STATED PROBLEM:
Set down word for word the lines running from the line with "Write the React, TypeScript" to the line with "const dodge = 0.05;", ends included. Skip every picture.

STORED ROWS:
----

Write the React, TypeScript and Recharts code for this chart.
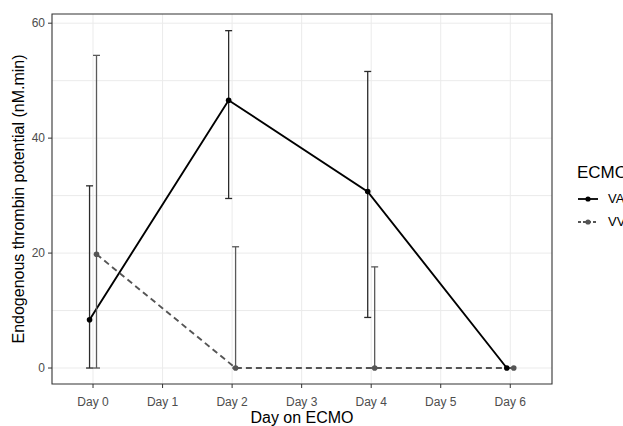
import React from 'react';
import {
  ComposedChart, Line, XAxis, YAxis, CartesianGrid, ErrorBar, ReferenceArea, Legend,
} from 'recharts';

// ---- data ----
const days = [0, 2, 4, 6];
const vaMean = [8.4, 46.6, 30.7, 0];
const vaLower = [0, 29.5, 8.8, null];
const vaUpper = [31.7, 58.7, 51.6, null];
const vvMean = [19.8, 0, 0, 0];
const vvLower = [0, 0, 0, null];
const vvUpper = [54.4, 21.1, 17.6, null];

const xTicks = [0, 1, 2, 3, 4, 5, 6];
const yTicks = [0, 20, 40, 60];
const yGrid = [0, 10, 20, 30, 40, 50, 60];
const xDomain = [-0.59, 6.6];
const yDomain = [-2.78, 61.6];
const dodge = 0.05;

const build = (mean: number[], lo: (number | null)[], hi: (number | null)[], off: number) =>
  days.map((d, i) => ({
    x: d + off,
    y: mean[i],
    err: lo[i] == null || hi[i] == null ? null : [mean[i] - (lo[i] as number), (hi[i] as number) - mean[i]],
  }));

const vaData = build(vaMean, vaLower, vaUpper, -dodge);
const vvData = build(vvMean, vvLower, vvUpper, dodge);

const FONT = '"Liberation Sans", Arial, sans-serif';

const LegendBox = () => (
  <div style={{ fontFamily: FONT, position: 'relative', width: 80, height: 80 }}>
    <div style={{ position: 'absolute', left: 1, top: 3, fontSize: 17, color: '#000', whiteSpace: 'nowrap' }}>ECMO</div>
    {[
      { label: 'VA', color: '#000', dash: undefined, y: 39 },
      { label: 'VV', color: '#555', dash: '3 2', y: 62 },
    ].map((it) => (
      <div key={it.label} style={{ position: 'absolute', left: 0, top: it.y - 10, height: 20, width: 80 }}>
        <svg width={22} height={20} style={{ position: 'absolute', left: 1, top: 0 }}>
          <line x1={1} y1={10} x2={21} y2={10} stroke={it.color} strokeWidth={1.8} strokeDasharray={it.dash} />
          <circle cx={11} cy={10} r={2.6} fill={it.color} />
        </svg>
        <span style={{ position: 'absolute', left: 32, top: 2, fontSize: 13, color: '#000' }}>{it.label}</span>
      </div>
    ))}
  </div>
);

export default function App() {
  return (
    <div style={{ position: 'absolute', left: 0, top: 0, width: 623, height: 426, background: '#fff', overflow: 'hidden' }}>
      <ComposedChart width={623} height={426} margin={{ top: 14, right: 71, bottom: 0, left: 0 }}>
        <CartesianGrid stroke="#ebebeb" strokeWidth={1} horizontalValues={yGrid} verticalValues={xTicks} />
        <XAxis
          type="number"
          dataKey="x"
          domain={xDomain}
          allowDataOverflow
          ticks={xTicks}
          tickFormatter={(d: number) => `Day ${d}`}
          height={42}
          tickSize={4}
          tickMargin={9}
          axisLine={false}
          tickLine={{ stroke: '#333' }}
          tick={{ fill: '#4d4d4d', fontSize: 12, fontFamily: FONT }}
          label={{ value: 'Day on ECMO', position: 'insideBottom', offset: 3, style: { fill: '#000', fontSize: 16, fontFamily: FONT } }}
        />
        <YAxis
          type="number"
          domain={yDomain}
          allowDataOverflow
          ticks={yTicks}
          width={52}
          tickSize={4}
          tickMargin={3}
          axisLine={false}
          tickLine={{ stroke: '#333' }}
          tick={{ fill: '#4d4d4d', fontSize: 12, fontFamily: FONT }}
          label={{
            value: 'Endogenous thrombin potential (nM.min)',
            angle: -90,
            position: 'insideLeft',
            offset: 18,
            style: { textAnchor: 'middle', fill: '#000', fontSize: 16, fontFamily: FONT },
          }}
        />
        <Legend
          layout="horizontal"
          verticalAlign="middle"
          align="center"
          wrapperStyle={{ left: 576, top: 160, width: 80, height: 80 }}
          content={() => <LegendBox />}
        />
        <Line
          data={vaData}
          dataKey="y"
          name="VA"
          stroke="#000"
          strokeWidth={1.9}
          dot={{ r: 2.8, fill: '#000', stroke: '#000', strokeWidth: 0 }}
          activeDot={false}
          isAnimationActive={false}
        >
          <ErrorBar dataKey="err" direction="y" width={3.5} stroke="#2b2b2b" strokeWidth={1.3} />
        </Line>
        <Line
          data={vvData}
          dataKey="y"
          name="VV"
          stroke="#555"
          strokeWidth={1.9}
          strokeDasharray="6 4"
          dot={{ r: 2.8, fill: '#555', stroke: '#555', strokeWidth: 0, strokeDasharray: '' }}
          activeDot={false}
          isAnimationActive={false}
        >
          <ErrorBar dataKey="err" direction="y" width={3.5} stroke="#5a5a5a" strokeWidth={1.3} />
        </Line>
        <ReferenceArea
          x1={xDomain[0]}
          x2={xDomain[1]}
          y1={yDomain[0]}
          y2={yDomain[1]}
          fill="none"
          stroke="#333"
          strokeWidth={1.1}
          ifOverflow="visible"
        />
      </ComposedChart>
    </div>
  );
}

----

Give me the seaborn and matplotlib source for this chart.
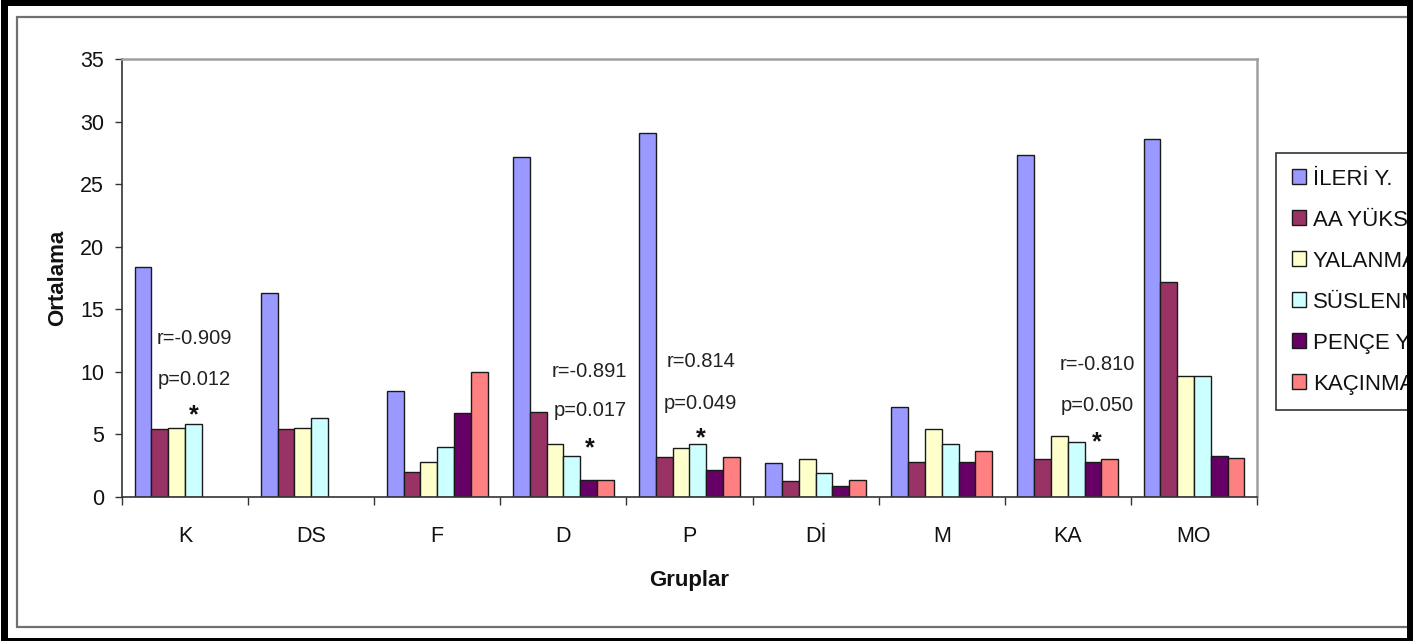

----

SOLUTION TO THE PROBLEM:
Write the React, TypeScript and Recharts code for this chart.
import React from 'react';
import {
  ComposedChart, Line, XAxis, YAxis, CartesianGrid, ErrorBar, ReferenceArea, Legend,
} from 'recharts';

// ---- data ----
const days = [0, 2, 4, 6];
const vaMean = [8.4, 46.6, 30.7, 0];
const vaLower = [0, 29.5, 8.8, null];
const vaUpper = [31.7, 58.7, 51.6, null];
const vvMean = [19.8, 0, 0, 0];
const vvLower = [0, 0, 0, null];
const vvUpper = [54.4, 21.1, 17.6, null];

const xTicks = [0, 1, 2, 3, 4, 5, 6];
const yTicks = [0, 20, 40, 60];
const yGrid = [0, 10, 20, 30, 40, 50, 60];
const xDomain = [-0.59, 6.6];
const yDomain = [-2.78, 61.6];
const dodge = 0.05;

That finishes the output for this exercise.